Rothman highlights how liberal politicians, journalists and civic leaders wave it all away. “I support the message to the establishment,” said Nancy Pelosi, about Occupy Wall Street, the protest that would become violent. “It’s young, it’s spontaneous, and it’s focused. And it’s going to be effective.” Obama also expressed his sympathy and support: “The protesters are giving voice to a more broad-based frustration about how our financial system works,” he said at the time.
When there was an attempted assassination on Supreme Court Justice Brett Kavanaugh in 2022, Michael Schaffer of Politico wrote that the episode was “not especially hair-raising.” Schaffer isn’t exactly one of the 300 Spartans. He once offered this about Brett Kavanaugh and Georgetown Prep during Kavanaugh’s 2018 SCOTUS hearing: “My classmates, from our much less macho school [Georgetown Day], looked at the yearbook pictures of Kavanaugh and his friends and saw people we’d been afraid might beat us up.”

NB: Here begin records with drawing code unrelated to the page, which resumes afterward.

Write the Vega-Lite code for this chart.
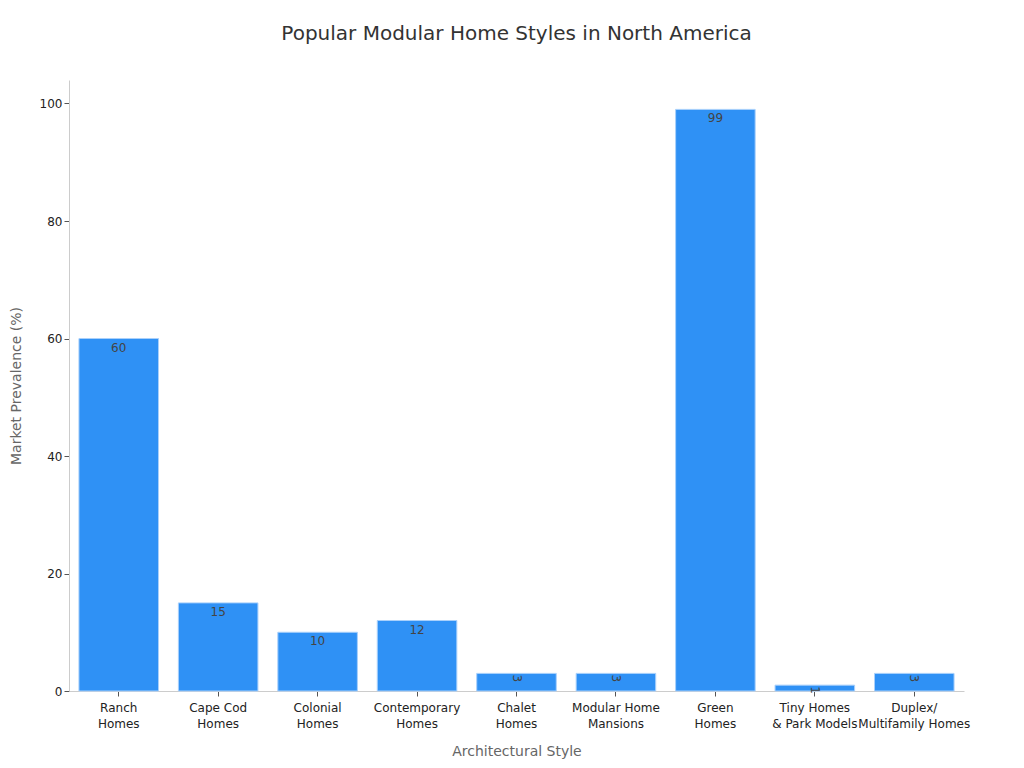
{
  "$schema": "https://vega.github.io/schema/vega-lite/v6.json",
  "autosize": "none",
  "width": 895,
  "height": 611,
  "padding": {"left": 69, "top": 80, "right": 60, "bottom": 77},
  "background": "white",
  "title": {"text": "Popular Modular Home Styles in North America", "fontSize": 20, "font": "DejaVu Sans", "fontWeight": "normal", "color": "#333333", "offset": 36},
  "config": {"view": {"stroke": null}, "font": "DejaVu Sans"},
  "data": {"values": [
    {"style": "Ranch\nHomes", "value": 60},
    {"style": "Cape Cod\nHomes", "value": 15},
    {"style": "Colonial\nHomes", "value": 10},
    {"style": "Contemporary\nHomes", "value": 12},
    {"style": "Chalet\nHomes", "value": 3},
    {"style": "Modular Home\nMansions", "value": 3},
    {"style": "Green\nHomes", "value": 99},
    {"style": "Tiny Homes\n& Park Models", "value": 1},
    {"style": "Duplex/\nMultifamily Homes", "value": 3}
  ]},
  "encoding": {
    "x": {"field": "style", "type": "nominal", "sort": null,
      "scale": {"paddingInner": 0.2, "paddingOuter": 0.1},
      "axis": {"title": "Architectural Style", "labelAngle": 0, "labelExpr": "split(datum.label, '\\n')",
        "labelFontSize": 12, "labelColor": "#222222", "titleFontSize": 14, "titleColor": "#666666", "titleFontWeight": "normal",
        "titlePadding": 15, "domainColor": "#cccccc", "tickColor": "#555555", "tickSize": 5, "labelPadding": 6, "labelLineHeight": 16}},
    "y": {"field": "value", "type": "quantitative",
      "scale": {"domain": [0, 104], "nice": false},
      "axis": {"title": "Market Prevalence (%)", "grid": false, "values": [0, 20, 40, 60, 80, 100],
        "labelFontSize": 12, "labelColor": "#222222", "titleFontSize": 14, "titleColor": "#666666", "titleFontWeight": "normal",
        "titlePadding": 16, "domainColor": "#cccccc", "tickColor": "#555555", "tickSize": 5}}
  },
  "layer": [
    {"mark": {"type": "bar", "color": "#2f91f5", "stroke": "#a9d0fb", "strokeWidth": 1}},
    {"transform": [{"filter": "datum.value >= 5"}],
      "mark": {"type": "text", "baseline": "top", "dy": 4, "fontSize": 12, "color": "#444444", "font": "DejaVu Sans"},
      "encoding": {"text": {"field": "value", "type": "quantitative"}}},
    {"transform": [{"filter": "datum.value < 5"}],
      "mark": {"type": "text", "baseline": "middle", "align": "center", "angle": 90, "fontSize": 12, "color": "#444444", "font": "DejaVu Sans"},
      "encoding": {"text": {"field": "value", "type": "quantitative"}, "yOffset": {"value": 5}}}
  ]
}
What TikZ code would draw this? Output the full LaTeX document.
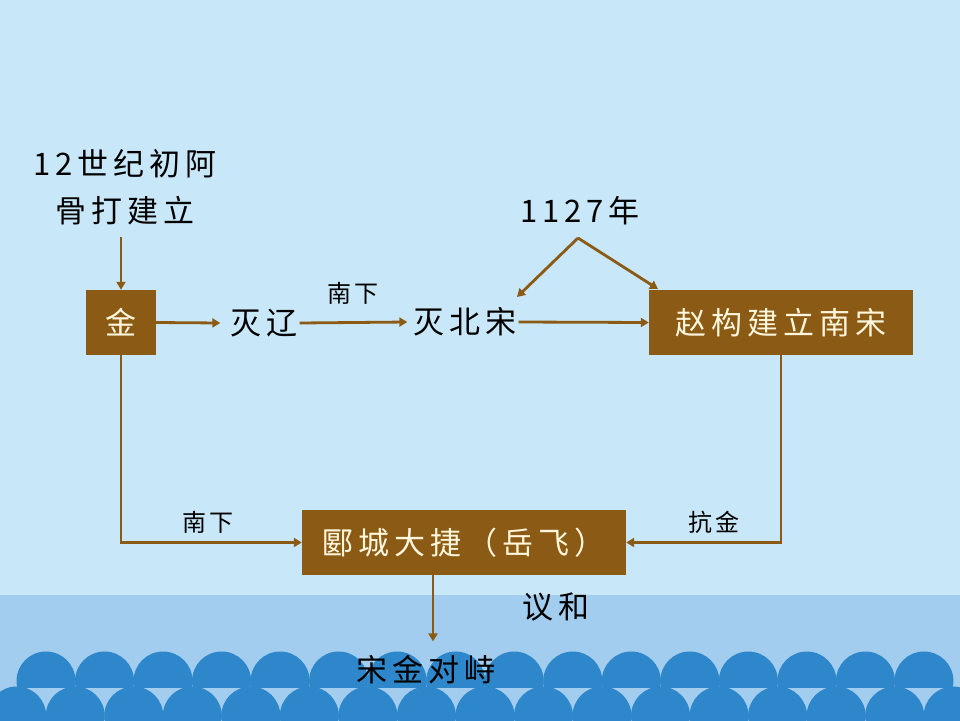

Rothman’s also critical of President Trump, arguing that Trump “spent much of the 2016 primary season giving his followers permission to indulge in their own violent proclivities,” goading his followers to “knock the crap” out of his detractors and saying he would “pay the legal fees” incurred by those who caught an assault charge. “Trump’s recklessness inspired much-deserved hand-wringing and conveniently blinded political observers to regular, kinetic acts of left-wing violence that were happening in response to his rise,” Rothman writes.
Trump can be over-the-top. Yet there’s a difference between Trump’s rhetoric, which is comical and slapstick, with the real-world actions of someone like Bill Ayers, Antifa or the president’s recent would-be assassin.